Having grown up in Ohio, I don’t think I will ever completely lose the need for cold weather to get into the Christmas spirit. The chill triggers a sense memory that immediately takes me back to New London. As winter deepened, we all became more aware of our surroundings. The bicycle was put away, after hundreds of miles of Summer riding and we walked more carefully, always watching for the small patches of ice that would suddenly put you into “the splits” or straight onto your backside before you even know what had happened.
Thankfully, this year, Joseph, my son, became interested in ice-skating. Even on the warmest days of summer, I found myself wearing coat, hat and scarf, shivering against the cold. Now, at Christmastime, this has been even more welcome. The cold, even if artificial, triggers the winter feelings and reminds me once again that it is Christmas.
Of course, like everyone else, life doesn’t stop simply because of the holidays. Childhood is blissfully free of worries about mortgage payments, work schedules and other stresses. As children we could simply “be” the holiday season – enjoy its special pleasures – without too many concerns. Today, though, I find myself engaged, then disengaged. The school Christmas program envelopes me in song and the joyful abandon of young voices, then the phone calls, email and other projects drag me, kicking and screaming, back into the “real” world. I drive slowly through the neighborhood, looking at all the lights, then barely avoid a crash when someone runs a stop sign.
So, I find myself snapping in and out of the season, trying to catch a ribbon of the joy that is there. Back in my hometown at this time of year, the Rotary Club would be installing the small, decorated shack on the Main Street corner where Santa (portrayed by the boys from the Senior Class) would hold court. They would greet the children and pass out candy canes, listening to Christmas wishes within easy earshot of interested parents. The nearest mall was 35 miles away, so the local hardware stores would open their Christmas boutiques, supplementing their more utilitarian wares with decorations, toys and presents a young child could buy for their parents. In a town of 2000 people in 1976, you could let your kids run free to do their Christmas shopping, returning with whatever their Christmas allowance could afford for family and friends.
When I was a teenager, I spent most Christmas Eves in the Methodist Church, the one that also housed the town clock in its bell tower, and chimed out Christmas carols several times a day. There I would perform as part of a brass choir made up of volunteers from the local high school band. I always enjoyed the joyful sound of the horns as the choir made a dramatic entrance from the rear of church, everyone joining in “O’ Come, All Ye Faithful.” As the Methodist service would conclude at midnight, the Catholic kids in the group would quickly dart out the back, dash along an icy sidewalk and into the doors of the Catholic Church which adjoined the Methodist. I would make my way home to find everyone else asleep, the twinkling lights on the Christmas tree my nightlight, as I got ready for bed.

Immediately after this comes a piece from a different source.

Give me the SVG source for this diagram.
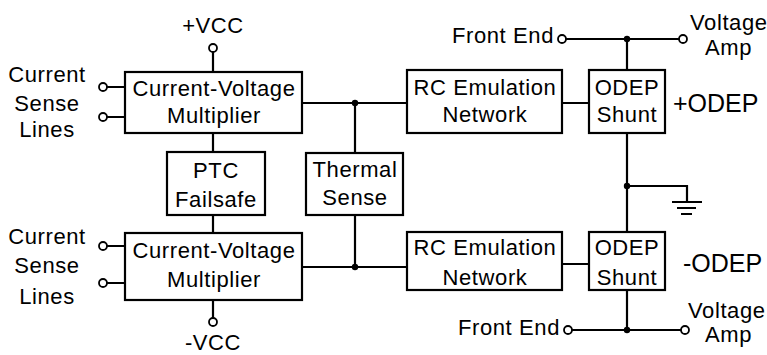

More pictures from Christmas 2004
Last year, I was able to take my son back to Ohio for a traditional Christmas. For the first time in years, my 4 siblings and I joined my parents back in the same house where we all grew up. That year, though, the small house was full to bursting with married couples and many grandchildren. There was a certain joy on my parents face as they sat watching us decorate the tree. There was pride, of course, but I also saw in their faces all the Christmases that have passed. Visions of us sitting on the floor with the “A Chipmunks Christmas” on the portable record player – the fake cardboard fireplace that adorned the longest wall in the living room – the squeals of delight as we tore open our presents.
Earlier in the day, my wife, my son and I had trudged through thigh-deep snow in a neighbor’s field to select, cut and drag home the Christmas tree. We eventually got it back to the house, cold, wet and tired, but laughing at our adventure. We had almost 5 feet of snow in the time we were there and Joseph got to experience a particularly special Christmas – one that I might have enjoyed in my own childhood.
I hope that the season finds you and your family well and that this Christmas retains a bit of the magic of the past. We make new memories each year, but these memories are usually based, in part, on those Christmases that have come before.Merry Christmas and a Happy New Year!